In this series, Bob Morris poses a key question and then responds to it with material from one or more of the business books he has reviewed for Amazon and Borders.
Predictably, opinions vary about the process but all experts agree that there must be a lot of ideas to get a few good ideas and a lot of good ideas to get a few excellent ideas and then (you guessed it) a lot of excellent ideas to get one or (maybe) two “insanely great ideas” as Steve Jobs characterizes them. I’ve just read a book by Gerald Sindell, The Genius Machine: The 11 Steps That Turn Raw Ideas into Brilliance, that may be of interest and value. He shares his insights about thinking “that is directed toward improving an existing idea, thinking through a complete issue, or creating something new.” The eleven “steps” to which the subtitle refers are in a sequence devised by Sindell. He devotes a separate chapter to each. They are: Distinctions, Identity, Implications, Testing, Precedent, Need, Foundation, Completion, Connecting, Impact, and Advocacy. Obviously, the sequence suggests a specific process by which to subject an existing idea to rigorous and relentless pressure, to a “crucible” of scrutiny and evaluation.

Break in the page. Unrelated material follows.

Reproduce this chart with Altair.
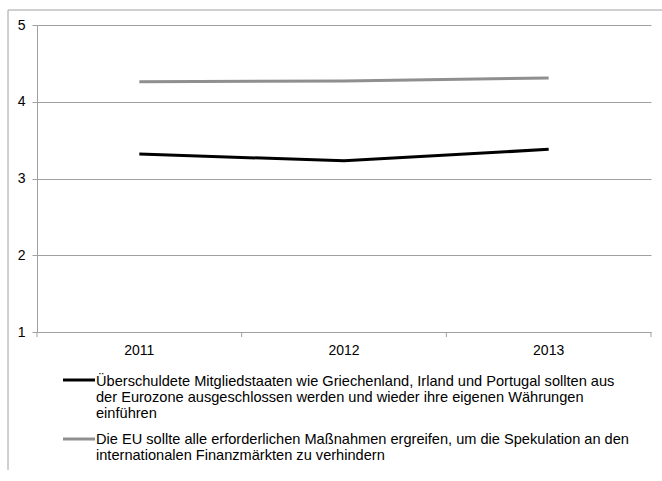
import altair as alt
import pandas as pd

years = [2011, 2012, 2013]
year_labels = ["2011", "2012", "2013"]
series_names = [
    "Überschuldete Mitgliedstaaten sollten aus der Eurozone ausgeschlossen werden",
    "Die EU sollte alle erforderlichen Maßnahmen ergreifen",
]
values_exclude = [3.32, 3.23, 3.38]
values_measures = [4.26, 4.27, 4.31]
series_colors = ["#000000", "#8f8f8f"]

legend_lines_1 = [
    "Überschuldete Mitgliedstaaten wie Griechenland, Irland und Portugal sollten aus",
    "der Eurozone ausgeschlossen werden und wieder ihre eigenen Währungen",
    "einführen",
]
legend_lines_2 = [
    "Die EU sollte alle erforderlichen Maßnahmen ergreifen, um die Spekulation an den",
    "internationalen Finanzmärkten zu verhindern",
]

y_ticks = [1, 2, 3, 4, 5]
x_category_edges = [2010.5, 2011.5, 2012.5, 2013.5]

FONT = "Liberation Sans"
GRID = "#a0a0a0"

rows = []
for name, vals in zip(series_names, [values_exclude, values_measures]):
    for yr, v in zip(years, vals):
        rows.append({"Jahr": yr, "Wert": v, "Reihe": name})
df = pd.DataFrame(rows)

x_scale = alt.Scale(domain=[2010.5, 2013.5], nice=False, zero=False)

y_enc = alt.Y(
    "Wert:Q",
    scale=alt.Scale(domain=[1, 5], nice=False, zero=False),
    axis=alt.Axis(
        values=y_ticks,
        format="d",
        grid=True,
        gridColor=GRID,
        domainColor=GRID,
        tickColor=GRID,
        tickSize=5,
        labelPadding=7,
        labelFont=FONT,
        labelFontSize=14,
        labelColor="#000000",
        title=None,
    ),
)

lines = alt.Chart(df).mark_line(strokeWidth=3).encode(
    x=alt.X("Jahr:Q", scale=x_scale, axis=None),
    y=y_enc,
    color=alt.Color(
        "Reihe:N",
        scale=alt.Scale(domain=series_names, range=series_colors),
        legend=None,
    ),
    detail="Reihe:N",
)

edges_df = pd.DataFrame({"Jahr": x_category_edges})
x_ticks = alt.Chart(edges_df).mark_rule(color=GRID, strokeWidth=1).encode(
    x=alt.X("Jahr:Q", scale=x_scale, axis=None),
    y=alt.value(307),
    y2=alt.value(312),
)

labels_df = pd.DataFrame({"Jahr": years, "Label": year_labels})
x_labels = alt.Chart(labels_df).mark_text(
    align="center", baseline="alphabetic", font=FONT, fontSize=14, color="#000000"
).encode(
    x=alt.X("Jahr:Q", scale=x_scale, axis=None),
    y=alt.value(330),
    text="Label:N",
)

one = pd.DataFrame({"k": [0]})

border_top = alt.Chart(one).mark_rule(color=GRID, strokeWidth=1).encode(
    x=alt.value(-29), x2=alt.value(630), y=alt.value(-15)
)
border_left = alt.Chart(one).mark_rule(color=GRID, strokeWidth=1).encode(
    x=alt.value(-29), y=alt.value(-15), y2=alt.value(445)
)

leg_rule_1 = alt.Chart(one).mark_rule(color=series_colors[0], strokeWidth=3).encode(
    x=alt.value(26), x2=alt.value(58), y=alt.value(355)
)
leg_rule_2 = alt.Chart(one).mark_rule(color=series_colors[1], strokeWidth=3).encode(
    x=alt.value(26), x2=alt.value(58), y=alt.value(414)
)
leg_text_1 = alt.Chart(one).mark_text(
    text=legend_lines_1, align="left", baseline="top", font=FONT, fontSize=14.6,
    lineHeight=16, color="#000000"
).encode(x=alt.value(59), y=alt.value(349))
leg_text_2 = alt.Chart(one).mark_text(
    text=legend_lines_2, align="left", baseline="top", font=FONT, fontSize=14.6,
    lineHeight=16, color="#000000"
).encode(x=alt.value(59), y=alt.value(407))

chart = alt.layer(
    border_top, border_left, lines, x_ticks, x_labels,
    leg_rule_1, leg_rule_2, leg_text_1, leg_text_2
).properties(
    width=614,
    height=307,
    padding={"left": 37, "top": 25, "right": 11, "bottom": 149},
    autosize=alt.AutoSizeParams(type="none"),
    background="#ffffff",
).configure_view(stroke=None)

chart.save("out.html", embed_options={"renderer": "svg", "actions": False})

So, the best way to generate great ideas is to generate lots of ideas, then lots of good ideas, and then lots of excellent ideas (subjecting each to a process such as the one Sindell advocates) and hope that eventually one or two great ideas survive that process. There are other sources worth checking out, notably Tom Kelley’s two books (The Art of Innovation and The Ten Faces of Innovation) in which he explains the brainstorming process at IDEO, a design and innovation firm based in Palo Alto that he and his brother David founded in 1991. With regard to generation of ideas, I also recommend Tim Hurson’s Think Better: An Innovator’s Guide to Productive Thinking and Making Innovation Work: How to Manage It, Measure It, and Profit from It co-authored by Tony Davila, Marc J. Epstein, and Robert Shelton.
It is important for everyone involved to remember, including CEOs and other senior managers, is that the process of generating and evaluating ideas, and then (perhaps) producing one or two great ideas inevitably involves lots of failure, is messy and frustrating, takes time, and requires sustained support. Potentially great ideas are like seedlings. They do not respond well to being pulled out of the ground to see how well they’re doing.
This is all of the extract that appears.